I have had the opportunity to engage with the government on a variety of technology related policy issues over the course of the last 20 years. When I first started working on data protection, it was an uphill battle to get departments of the government to even appreciate the need to evaluate the privacy implications of what they were doing. They believed that by publishing on their website the personal details of each and every recipient of government services, they were demonstrating admirable transparency in governance, and could not understand why this was getting them into so much trouble with privacy advocates.
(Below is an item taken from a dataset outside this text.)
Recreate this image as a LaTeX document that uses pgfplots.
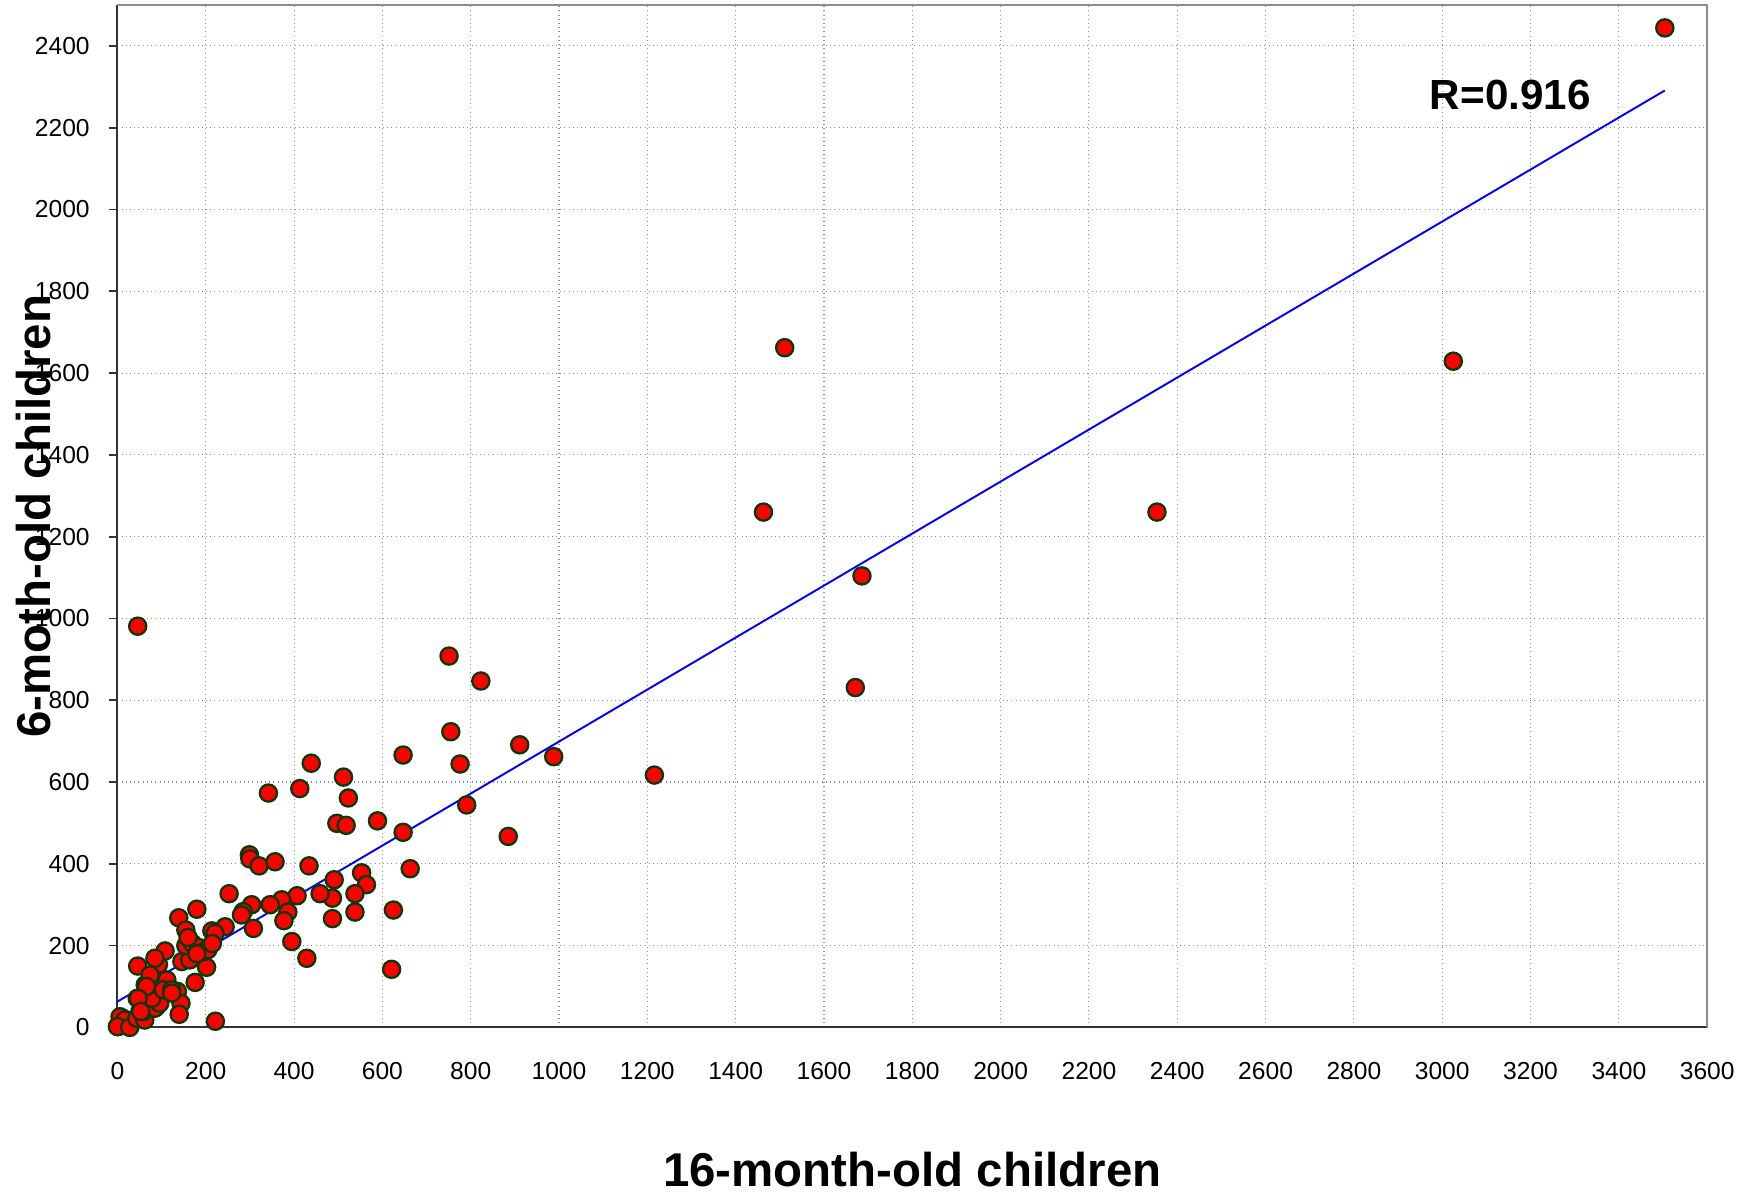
\documentclass[border=0pt]{standalone}
\usepackage{fontspec}
\setmainfont{Liberation Sans}
\usepackage{pgfplots}
\pgfplotsset{compat=1.18}
\definecolor{mkedge}{HTML}{0A3A0A}
\definecolor{gridgray}{HTML}{909090}
\begin{document}
\begin{tikzpicture}
\begin{axis}[
  name=ax, at={(0,0)}, anchor=south west,
  scale only axis, width=31.8cm, height=20.45cm,
  xmin=0, xmax=3600, ymin=0, ymax=2500,
  xtick={0,200,...,3600}, ytick={0,200,...,2400},
  axis lines=left, axis line style={-, line width=1.2pt, draw=black!80},
  grid=major, major grid style={dotted, gridgray, line width=0.6pt},
  xtick style={draw=none},
  ytick style={line width=1pt, black!80}, tick align=outside, major tick length=0.17cm,
  /pgf/number format/assume math mode=true,
  /pgf/number format/1000 sep={},
  tick label style={font=\fontsize{14}{16}\selectfont},
  xticklabel style={yshift=-0.4cm},
  yticklabel style={xshift=-0.26cm},
  xlabel={16-month-old children}, ylabel={6-moth-old children},
  label style={font=\bfseries\fontsize{27}{30}\selectfont},
  xlabel style={at={(axis description cs:0.5,-0.1395)}, anchor=center, inner sep=0pt},
  ylabel style={at={(axis description cs:-0.0528,0.5)}, anchor=center},
  clip=false,
]
% observations
\addplot[only marks, mark=*, mark size=4.9pt,
  mark options={fill=red, draw=mkedge, line width=1.3pt}] coordinates {
  (3504,2444) (1511,1662) (3025,1629) (1463,1260) (2354,1260) (1686,1104)
  (1671,831) (46,981) (751,908) (823,847) (755,723) (911,691) (988,662)
  (1216,617) (647,666) (776,644) (439,646) (512,612) (342,573) (413,584)
  (523,561) (791,544) (497,499) (518,494) (589,505) (647,477) (885,467)
  (299,422) (300,412) (321,395) (357,405) (434,395) (663,388) (553,378)
  (564,349) (491,361) (538,327) (538,282) (625,287) (487,316) (487,266)
  (621,142) (429,169) (395,210) (459,327) (407,322) (372,312) (346,300)
  (386,282) (377,261) (304,300) (285,283) (281,275) (308,242) (244,246)
  (214,236) (221,230) (253,327) (180,289) (139,268) (155,238) (46,150)
  (93,154) (108,187) (85,169) (146,161) (164,165) (202,147) (176,110)
  (136,88) (144,59) (140,32) (222,15) (155,200) (170,205) (185,195)
  (195,185) (205,190) (180,180) (215,205) (160,220) (89,51) (74,67)
  (45,71) (51,39) (32,10) (2,2) (13,22) (6,26) (17,18) (0,2) (28,0)
  (44,22) (62,18) (59,39) (85,47) (96,59) (78,71) (63,104) (93,104)
  (74,128) (112,116) (104,92) (123,92) (123,84) (66,100) (47,71) (53,39)
};
% regression line
\addplot[blue, line width=1.1pt] coordinates {(0,63) (3504,2291)};
\draw[black!45, line width=1.2pt] (rel axis cs:0,1) -- (rel axis cs:1,1) -- (rel axis cs:1,0);
\node[font=\bfseries\fontsize{24}{28}\selectfont] at (axis cs:3154,2280) {R=0.916};
\end{axis}
\pgfresetboundingbox
\useasboundingbox (-2.348cm,-3.31cm) rectangle (32.716cm,20.55cm);
\end{tikzpicture}
\end{document}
Today, every government department I come in contact with is not only acutely aware of the need to think through the privacy implications of everything they do, they have, on occasion, demonstrated a willingness to forgo some of the data benefits that could have accrued to them in order to put in place privacy safeguards. To be clear, this is not always the case. Even when the government sets itself up to be more privacy-focused, it doesn’t always get it right. But compared to how things used to be, we have certainly made progress.

It has taken a village to get here. Civil society has played an outsized role in this—by holding the government’s feet to the fire, time and again. Lawyers and courts have also contributed, improving the quality of our jurisprudence so that we now have a more fine-grained (and uniquely Indian) understanding of what is permitted and what is not. Even the common man, by taking the trouble to understand the nuances of these issues, has raised the pitch of the discussion so that these matters are given the importance they deserve.

It is trite to paint India’s bureaucracy as the villain of this piece. While there have been occasions where their actions have been less than exemplary, we must acknowledge that today’s bureaucrat better understands what it takes to function in a data driven world—and the trade offs that have to be made. And while there is still loads of work to be done, there’s a lot to be grateful for.